#### [Instruction]
Reproduce the lines of the material exactly, excluding every image.

#### [Data]
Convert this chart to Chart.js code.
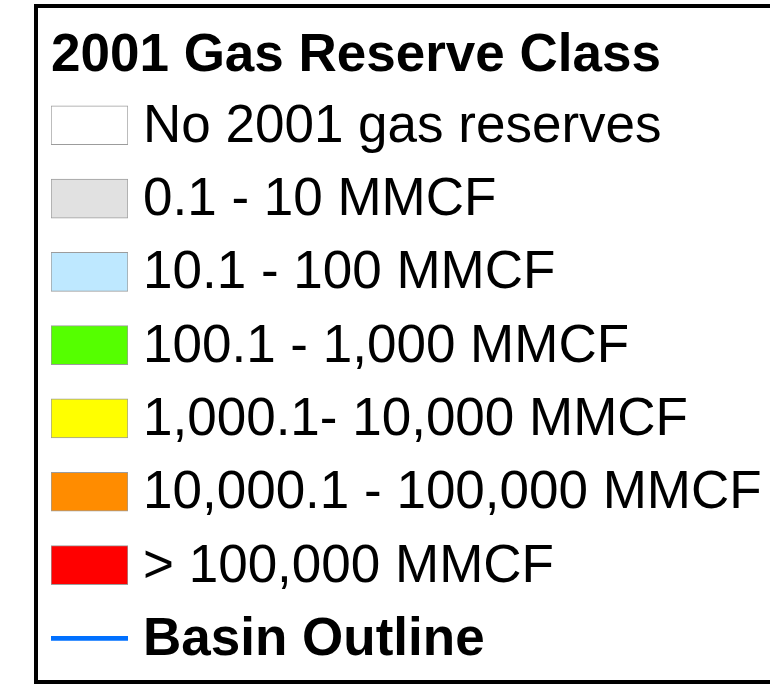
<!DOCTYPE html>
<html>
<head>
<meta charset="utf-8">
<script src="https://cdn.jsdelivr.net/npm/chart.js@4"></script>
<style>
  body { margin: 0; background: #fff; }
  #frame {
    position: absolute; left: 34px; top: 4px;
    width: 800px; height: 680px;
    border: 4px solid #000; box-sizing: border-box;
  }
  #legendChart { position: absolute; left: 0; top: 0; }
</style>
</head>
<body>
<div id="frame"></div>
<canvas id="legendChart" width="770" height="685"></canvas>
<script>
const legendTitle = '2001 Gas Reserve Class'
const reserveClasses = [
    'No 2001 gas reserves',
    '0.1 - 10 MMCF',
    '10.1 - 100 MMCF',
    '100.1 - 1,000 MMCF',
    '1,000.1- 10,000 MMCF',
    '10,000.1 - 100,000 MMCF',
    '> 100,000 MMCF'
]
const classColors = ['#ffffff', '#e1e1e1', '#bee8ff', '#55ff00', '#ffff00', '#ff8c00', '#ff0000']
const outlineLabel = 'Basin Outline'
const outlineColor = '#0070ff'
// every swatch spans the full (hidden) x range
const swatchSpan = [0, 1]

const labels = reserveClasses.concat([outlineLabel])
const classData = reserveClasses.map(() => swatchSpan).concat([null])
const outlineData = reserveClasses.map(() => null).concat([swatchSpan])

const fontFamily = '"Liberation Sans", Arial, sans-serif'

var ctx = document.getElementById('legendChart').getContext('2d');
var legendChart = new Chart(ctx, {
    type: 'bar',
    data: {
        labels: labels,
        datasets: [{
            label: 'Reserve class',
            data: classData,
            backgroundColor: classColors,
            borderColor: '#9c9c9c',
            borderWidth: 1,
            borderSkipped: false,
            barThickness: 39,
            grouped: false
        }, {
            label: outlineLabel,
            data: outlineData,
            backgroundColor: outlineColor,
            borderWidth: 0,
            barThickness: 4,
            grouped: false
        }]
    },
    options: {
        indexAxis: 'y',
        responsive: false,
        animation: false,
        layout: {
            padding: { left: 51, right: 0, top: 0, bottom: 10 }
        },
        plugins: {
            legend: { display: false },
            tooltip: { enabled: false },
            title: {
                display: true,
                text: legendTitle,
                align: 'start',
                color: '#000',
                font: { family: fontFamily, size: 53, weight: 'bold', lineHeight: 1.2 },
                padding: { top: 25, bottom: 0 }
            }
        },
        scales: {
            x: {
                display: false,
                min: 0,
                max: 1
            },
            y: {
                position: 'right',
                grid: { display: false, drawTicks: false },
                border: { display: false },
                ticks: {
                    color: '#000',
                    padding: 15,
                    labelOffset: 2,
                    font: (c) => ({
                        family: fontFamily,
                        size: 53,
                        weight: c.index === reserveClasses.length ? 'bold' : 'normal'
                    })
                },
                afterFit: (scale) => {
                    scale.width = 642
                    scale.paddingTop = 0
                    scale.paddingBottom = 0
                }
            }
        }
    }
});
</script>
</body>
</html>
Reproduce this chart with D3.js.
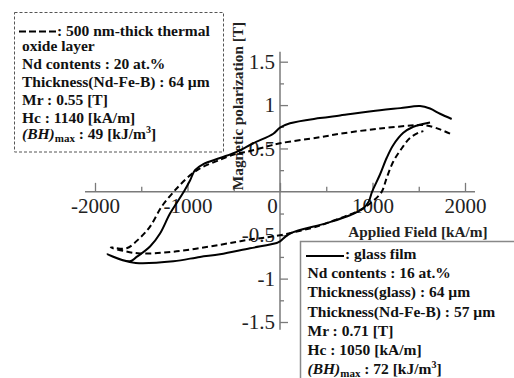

#### [The result]
Convert this chart to Chart.js code.
<!DOCTYPE html>
<html>
<head>
<meta charset="utf-8">
<script src="https://cdn.jsdelivr.net/npm/chart.js@4"></script>
<style>
  body { margin: 0; background: #fff; }
  #frame {
    position: absolute; left: 34px; top: 4px;
    width: 800px; height: 680px;
    border: 4px solid #000; box-sizing: border-box;
  }
  #legendChart { position: absolute; left: 0; top: 0; }
</style>
</head>
<body>
<div id="frame"></div>
<canvas id="legendChart" width="770" height="685"></canvas>
<script>
const legendTitle = '2001 Gas Reserve Class'
const reserveClasses = [
    'No 2001 gas reserves',
    '0.1 - 10 MMCF',
    '10.1 - 100 MMCF',
    '100.1 - 1,000 MMCF',
    '1,000.1- 10,000 MMCF',
    '10,000.1 - 100,000 MMCF',
    '> 100,000 MMCF'
]
const classColors = ['#ffffff', '#e1e1e1', '#bee8ff', '#55ff00', '#ffff00', '#ff8c00', '#ff0000']
const outlineLabel = 'Basin Outline'
const outlineColor = '#0070ff'
// every swatch spans the full (hidden) x range
const swatchSpan = [0, 1]

const labels = reserveClasses.concat([outlineLabel])
const classData = reserveClasses.map(() => swatchSpan).concat([null])
const outlineData = reserveClasses.map(() => null).concat([swatchSpan])

const fontFamily = '"Liberation Sans", Arial, sans-serif'

var ctx = document.getElementById('legendChart').getContext('2d');
var legendChart = new Chart(ctx, {
    type: 'bar',
    data: {
        labels: labels,
        datasets: [{
            label: 'Reserve class',
            data: classData,
            backgroundColor: classColors,
            borderColor: '#9c9c9c',
            borderWidth: 1,
            borderSkipped: false,
            barThickness: 39,
            grouped: false
        }, {
            label: outlineLabel,
            data: outlineData,
            backgroundColor: outlineColor,
            borderWidth: 0,
            barThickness: 4,
            grouped: false
        }]
    },
    options: {
        indexAxis: 'y',
        responsive: false,
        animation: false,
        layout: {
            padding: { left: 51, right: 0, top: 0, bottom: 10 }
        },
        plugins: {
            legend: { display: false },
            tooltip: { enabled: false },
            title: {
                display: true,
                text: legendTitle,
                align: 'start',
                color: '#000',
                font: { family: fontFamily, size: 53, weight: 'bold', lineHeight: 1.2 },
                padding: { top: 25, bottom: 0 }
            }
        },
        scales: {
            x: {
                display: false,
                min: 0,
                max: 1
            },
            y: {
                position: 'right',
                grid: { display: false, drawTicks: false },
                border: { display: false },
                ticks: {
                    color: '#000',
                    padding: 15,
                    labelOffset: 2,
                    font: (c) => ({
                        family: fontFamily,
                        size: 53,
                        weight: c.index === reserveClasses.length ? 'bold' : 'normal'
                    })
                },
                afterFit: (scale) => {
                    scale.width = 642
                    scale.paddingTop = 0
                    scale.paddingBottom = 0
                }
            }
        }
    }
});
</script>
</body>
</html>
Reproduce this chart with D3.js.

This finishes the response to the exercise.